Even if a ROM doesn't provide a source, finding spyware that sends out data from your phone isn't difficult. Like I said, you can just watch the packets going out the phone if you want, and with however many millions of members - many of whom are hackers - on xda and other Android sites, I'm sure at least one would pick it up even if it was being more discreet than the example you provided.
That script was built into the ROM and checked a server for stuff to run on reboot. It allows an external party (the ROM creator) to arbitrarily execute a script on all user's phones without directly interacting with them. I'm pretty sure that qualifies as backdoor or a botnet built right into the custom rom.
Here's the thing, while you're right that you can watch the packets going out from the phone.... really, how many people do this? I certainly don't have the time for this unless I'm debugging my own apps. And this assumes spyware doesn't use encryption. As much as I appreciate the few security specialists who do survey their traffic, I'm certainly not expecting that any other cell phone hacker is going to do this to "keep us safe" because a phone hacker who knows what he's doing usually knows that there's plenty of cool stuff he could be making instead of staring into the matrix looking for that one misplaced packet.

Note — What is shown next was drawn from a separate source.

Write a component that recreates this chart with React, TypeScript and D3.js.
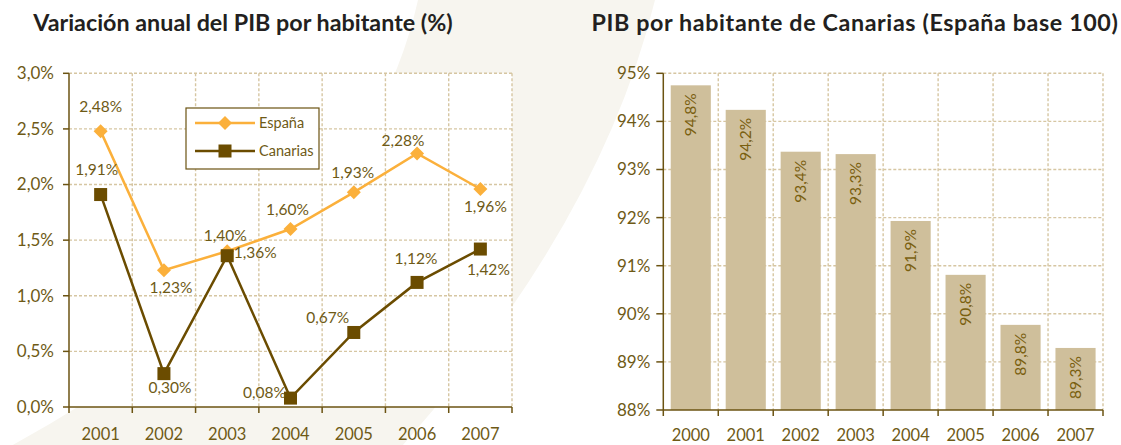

With that said, I also don't trust HTC phones either. My Nexus S runs ASOP "as Google intended it to be" and my iPhone4 is not jailbroken. If something's screwed up, I know who to blame.
As for the HTC port thing, it's probably filtered at the kernel level to localhost only. It'll only be remotely exploitable if a relay app is installed or if a linux tcp stack exploit is found. The latter would make it into the news for linux web servers before Android fans hear of it, if it ever happens.